Marc E. Kasowitz, President Donald Trump's longtime attorney representing him in the Russia investigations, reportedly sent angry, threatening and profane emails to a random stranger who criticized him this week, cursing at the man and telling him, "I already know where you live, I'm on you."
Kasowitz, speaking through a spokesman, did not dispute the account, which was reported Thursday by the independent nonprofit journalism site ProPublica. Kasowitz's spokesman said in a statement to The Washington Post on Thursday night that Kasowitz regretted his words and that the email "came at the end of a very long day that at 10 p.m. was not yet over."
The exchange began when the unidentified man, described as a retired public relations worker, saw a ProPublica story on MSNBC's "Rachel Maddow Show" that discussed how Kasowitz had made the unusual decision not to seek a security clearance to handle the Russia case.
After the segment aired Wednesday night, the man sent Kasowitz an email with the subject line, "Resign Now." According to ProPublica, the message read in part: "I believe it is in your interest and the long-term interest of your firm for you to resign from your position advising the President re. pending federal legal matters. No good can come from this."
Kasowitz responded with a flurry of messages sent between 9:30 p.m. and 10 p.m. Eastern Time. ProPublica published the thread in full, saying it had confirmed the man's identity and verified that the emails had come from Kasowitz's firm.
The exchange comes amid ongoing turmoil within Trump's legal team, which has struggled to rein in a client notorious for his unfiltered early-morning tweet storms, off-the-cuff speaking style and general lack of verbal restraint.
As the investigations into Russian meddling in the 2016 election have intensified, Trump has defied his attorneys' instructions to avoid talking about the matter in his tweets and private conversations with others under scrutiny, including Jared Kushner, his son-in-law and senior adviser, as The Washington Post reported Thursday.
Earlier this week, the New York Times reported that Trump's relationship with Kasowitz, his personal lawyer and head of the legal team, was showing strain and that the president was growing disillusioned by his strategy. Kasowitz, in turn, had become "deeply frustrated" by the president, the Times reported.
After receiving the stranger's email Wednesday night, Kasowitz wrote a message back saying "f--- you," then followed up 15 minutes later with a longer response, according to ProPublica.
"How dare you send me an email like that," he wrote. "I'm on you now.

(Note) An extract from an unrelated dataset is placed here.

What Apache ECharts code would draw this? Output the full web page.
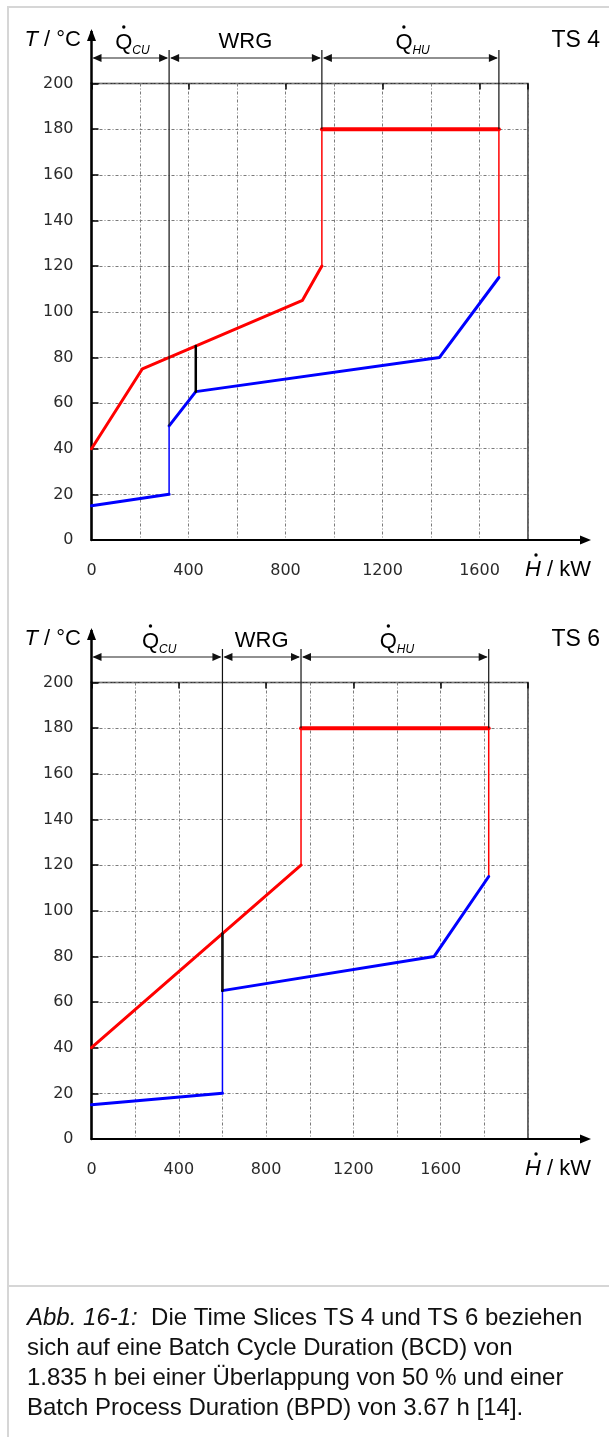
<!DOCTYPE html>
<html>
<head>
<meta charset="utf-8">
<script src="https://cdn.jsdelivr.net/npm/echarts@6/dist/echarts.min.js"></script>
<style>
  html, body { margin: 0; padding: 0; background: #fff; }
  #main { width: 609px; height: 1437px; }
</style>
</head>
<body>
<div id="main"></div>
<script>
// ---- Composite curves, time slice TS 4 (H in kW, T in °C) ----
const ts4HotCurve  = [[0, 40], [210, 75], [870, 105], [950, 120]];
const ts4ColdLow   = [[0, 15], [320, 20]];
const ts4ColdHigh  = [[320, 50], [430, 65], [1435, 80], [1680, 115]];
const ts4HotUtilityT = 180;
const ts4Pinch     = [[430, 85], [430, 65]];
const ts4Bounds    = [320, 950, 1680];   // end of Q_CU, end of WRG, end of Q_HU
const ts4MaxH      = 1800;

// ---- Composite curves, time slice TS 6 ----
const ts6HotCurve  = [[0, 40], [960, 120]];
const ts6ColdLow   = [[0, 15], [600, 20]];
const ts6ColdHigh  = [[600, 65], [1570, 80], [1820, 115]];
const ts6HotUtilityT = 180;
const ts6Pinch     = [[600, 90], [600, 65]];
const ts6Bounds    = [600, 960, 1820];
const ts6MaxH      = 2000;

// ---- Axis ticks ----
const tempMin = 0, tempMax = 200, tempStep = 20;
const heatGridStep = 200, heatLabelStep = 400, heatLabelMax = 1600;

const panels = [
  { name: 'TS 4', hot: ts4HotCurve, coldLow: ts4ColdLow, coldHigh: ts4ColdHigh,
    hu: ts4HotUtilityT, pinch: ts4Pinch, bounds: ts4Bounds, maxH: ts4MaxH },
  { name: 'TS 6', hot: ts6HotCurve, coldLow: ts6ColdLow, coldHigh: ts6ColdHigh,
    hu: ts6HotUtilityT, pinch: ts6Pinch, bounds: ts6Bounds, maxH: ts6MaxH }
];

const RED = '#ff0000', BLUE = '#0000ff', INK = '#1a1a1a';
const TICK_FONT = 'DejaVu Sans, Verdana, sans-serif';
const TEXT_FONT = '"Liberation Sans", Arial, Helvetica, sans-serif';
const PANEL_DY = 599;            // vertical distance between the two diagrams

const gridDash = [3, 2, 1, 2];
const gridColor = '#7a7a7a';

const grids = [], xAxes = [], yAxes = [], series = [], firstSeries = [];

panels.forEach((p, gi) => {
  grids.push({ left: 91.5, top: 83.5 + gi * PANEL_DY, width: 436.5, height: 456.5,
               show: true, borderColor: '#333', borderWidth: 1.5, backgroundColor: 'transparent' });

  // main axis: grid lines every 200 kW, labels every 400 kW
  xAxes.push({
    type: 'value', gridIndex: gi, min: 0, max: p.maxH, interval: heatGridStep,
    axisLine: { show: true, lineStyle: { color: '#000', width: 2 } },
    axisTick: { show: false },
    axisLabel: {
      margin: 23, fontFamily: TICK_FONT, fontSize: 16, color: '#2a2a2a',
      formatter: v => (v % heatLabelStep === 0 && v <= heatLabelMax) ? String(v) : ''
    },
    splitLine: { show: true, lineStyle: { color: gridColor, width: 1, type: gridDash } }
  });
  // tick-only axis: short inward ticks at the labelled values
  xAxes.push({
    type: 'value', gridIndex: gi, min: 0, max: p.maxH, interval: heatLabelStep,
    axisLine: { show: false },
    axisTick: { show: true, inside: true, length: 6, lineStyle: { color: '#000', width: 1.5 } },
    axisLabel: { show: false }, splitLine: { show: false }
  });
  yAxes.push({
    type: 'value', gridIndex: gi, min: tempMin, max: tempMax, interval: tempStep,
    axisLine: { show: true, lineStyle: { color: '#000', width: 2.5 } },
    axisTick: { show: true, inside: true, length: 7, lineStyle: { color: '#000', width: 1.5 } },
    axisLabel: { margin: 18, fontFamily: TICK_FONT, fontSize: 16, color: '#2a2a2a' },
    splitLine: { show: true, lineStyle: { color: gridColor, width: 1, type: gridDash } }
  });

  const xi = gi * 2, yi = gi;
  const line = (data, color, width) => ({
    type: 'line', xAxisIndex: xi, yAxisIndex: yi, data, symbol: 'none', silent: true,
    animation: false, lineStyle: { color, width, cap: 'round', join: 'round' }, z: 5
  });
  const hotEnd = p.hot[p.hot.length - 1];
  const coldEnd = p.coldHigh[p.coldHigh.length - 1];
  firstSeries.push(series.length);
  // hot composite curve
  series.push(line(p.hot, RED, 3));
  // hot utility: rise at the end of heat recovery, level, drop to the cold end
  series.push(line([hotEnd, [hotEnd[0], p.hu]], RED, 1.5));
  series.push(line([[hotEnd[0], p.hu], [p.bounds[2], p.hu]], RED, 4));
  series.push(line([[p.bounds[2], p.hu], coldEnd], RED, 1.5));
  // cold composite curve (cooled part, step, heated part)
  series.push(line(p.coldLow, BLUE, 3));
  series.push(line([p.coldLow[p.coldLow.length - 1], p.coldHigh[0]], BLUE, 1.5));
  series.push(line(p.coldHigh, BLUE, 3));
  // minimum temperature approach
  series.push(line(p.pinch, '#000', 2.5));
});

const chart = echarts.init(document.getElementById('main'));
chart.setOption({
  animation: false,
  grid: grids, xAxis: xAxes, yAxis: yAxes, series
});

// ---- Annotations: axis arrows, energy brackets, labels, caption ----
const g = [];
const ln = (x1, y1, x2, y2, w, c) => g.push({ type: 'line', silent: true, z: 10,
  shape: { x1, y1, x2, y2 }, style: { stroke: c || INK, lineWidth: w || 1 } });
const tri = (pts, c) => g.push({ type: 'polygon', silent: true, z: 10,
  shape: { points: pts }, style: { fill: c || INK } });
const txt = (text, x, y, font, align, extra) => g.push(Object.assign({ type: 'text', silent: true, z: 10,
  style: Object.assign({ text, x, y, font, fill: '#000', align: align || 'left', verticalAlign: 'middle' }, extra || {}) }));
const dot = (x, y) => g.push({ type: 'circle', silent: true, z: 10, shape: { cx: x, cy: y, r: 1.7 }, style: { fill: '#000' } });

const HEAD = '22px ' + TEXT_FONT;

panels.forEach((p, gi) => {
  const dy = gi * PANEL_DY;
  const px = v => chart.convertToPixel({ seriesIndex: firstSeries[gi] }, v);
  const o = px([0, 0]);
  const top = px([0, tempMax])[1];
  const right = px([p.maxH, 0])[0];
  const x0 = o[0];

  // y axis arrow
  ln(x0, top, x0, 31 + dy, 2.5, '#000');
  tri([[x0, 29 + dy], [x0 - 4.5, 41 + dy], [x0 + 4.5, 41 + dy]], '#000');
  // x axis arrow
  ln(right, o[1], 582, o[1], 2, '#000');
  tri([[591, o[1]], [580, o[1] - 4.5], [580, o[1] + 4.5]], '#000');

  // bracket row
  const rowY = 58 + dy;
  const xs = [x0].concat(p.bounds.map(b => px([b, 0])[0]));
  for (let k = 0; k < 3; k++) {
    const a = xs[k], b = xs[k + 1];
    ln(a + 2, rowY, b - 2, rowY, 1.2, '#222');
    tri([[a + 1, rowY], [a + 10, rowY - 4], [a + 10, rowY + 4]], '#111');
    tri([[b - 1, rowY], [b - 10, rowY - 4], [b - 10, rowY + 4]], '#111');
  }
  // boundary lines down into the diagram
  const ends = [p.coldHigh[0][1], p.hu, p.hu];
  p.bounds.forEach((b, k) => {
    const pt = px([b, ends[k]]);
    ln(pt[0], 50 + dy, pt[0], pt[1], 1.2, '#111');
  });

  // bracket labels
  const qLabel = (cx, sub) => {
    const left = cx - 16;
    txt('Q', left, 43 + dy, HEAD, 'left');
    dot(left + 8.5, 27 + dy);
    txt(sub, left + 17, 51 + dy, 'italic 12px ' + TEXT_FONT, 'left');
  };
  qLabel((xs[0] + xs[1]) / 2 + 1, 'CU');
  txt('WRG', (xs[1] + xs[2]) / 2, 42 + dy, HEAD, 'center');
  qLabel((xs[2] + xs[3]) / 2 + 1, 'HU');

  // axis titles and slice name
  txt('{i|T} / °C', 81, 40 + dy, HEAD, 'right',
      { rich: { i: { font: 'italic 22px ' + TEXT_FONT } } });
  txt(p.name, 600, 41 + dy, '23px ' + TEXT_FONT, 'right');
  txt('{i|H} / kW', 591, 570 + dy, HEAD, 'right',
      { rich: { i: { font: 'italic 22px ' + TEXT_FONT } } });
  dot(536, 555 + dy);
});

// frame and caption
const FRAME = '#d6d6d6';
ln(8, 7, 609, 7, 2, FRAME);
ln(8, 6, 8, 1437, 2, FRAME);
ln(8, 1286, 609, 1286, 2, FRAME);

const CAP = '24px ' + TEXT_FONT;
const captionLines = [
  '{i|Abb. 16-1:}  Die Time Slices TS 4 und TS 6 beziehen',
  'sich auf eine Batch Cycle Duration (BCD) von',
  '1.835 h bei einer Überlappung von 50 % und einer',
  'Batch Process Duration (BPD) von 3.67 h [14].'
];
captionLines.forEach((s, k) => {
  txt(s, 27, 1318 + k * 30, CAP, 'left', { fill: '#111', rich: { i: { font: 'italic 24px ' + TEXT_FONT, fill: '#111' } } });
});

chart.setOption({ graphic: g });
</script>
</body>
</html>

You are f---ing with me now Let's see who you are Watch your back, bitch."
"Call me. Don't be afraid, you piece of s---," he wrote in another message. "Stand up. If you don't call, you're just afraid."

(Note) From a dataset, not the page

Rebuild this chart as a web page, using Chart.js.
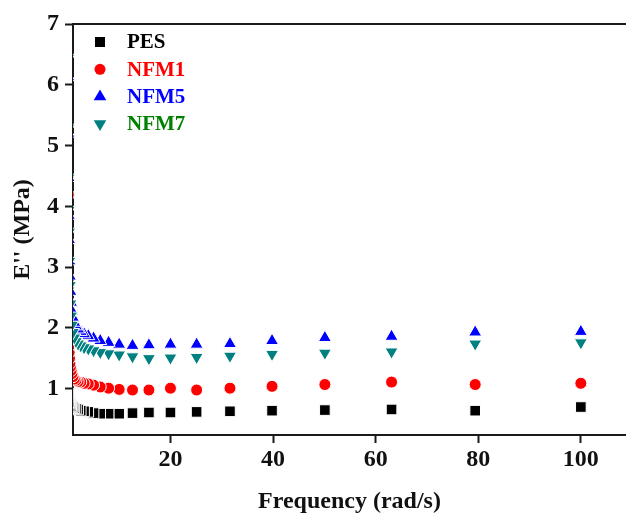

A later email read: "I already know where you live, I'm on you. You might as well call me. You will see me. I promise. Bro."
The man sent only one response, thanking Kasowitz for his "kind reply" and saying he may get in touch with him "as appropriate." He later told ProPublica he was so disturbed by the conversation that he forwarded it to the FBI.
Kasowitz said through his spokesman Thursday: "The person sending that email is entitled to his opinion and I should not have responded in that inappropriate manner. I intend to send him an email stating just that. This is one of those times where one wishes he could reverse the clock, but of course I can't."
In the story that prompted the exchange, ProPublica's Justin Elliott and Jesse Eisinger reported that Kasowitz did not expect to apply for a security clearance, even though the Russia investigations would involve reviewing classified materials.
Even if Kasowitz applied for a security clearance, ProPublica suggested he will likely have trouble getting one because of personal issues which were disputed by a Kasowitz spokesman as "false and defamatory." The Post has not independently confirmed ProPublica's allegations.
Kasowitz's spokesman told the publication he did not require a security clearance to represent the president.
Trump retained Kasowitz to help him navigate the Russia investigations in May, shortly after former FBI director Robert S. Mueller III was appointed special counsel in charge of the Department of Justice's probe into Russian meddling in the 2016 election and possible collusion by the Trump campaign.
Kasowitz, who has represented Trump in a variety of cases over the years, is known in New York law circles for his aggressive style in and out of the courtroom. In a recent profile, Bloomberg called him a "bare-knuckled litigator" and a "pit bull loyal to the boss."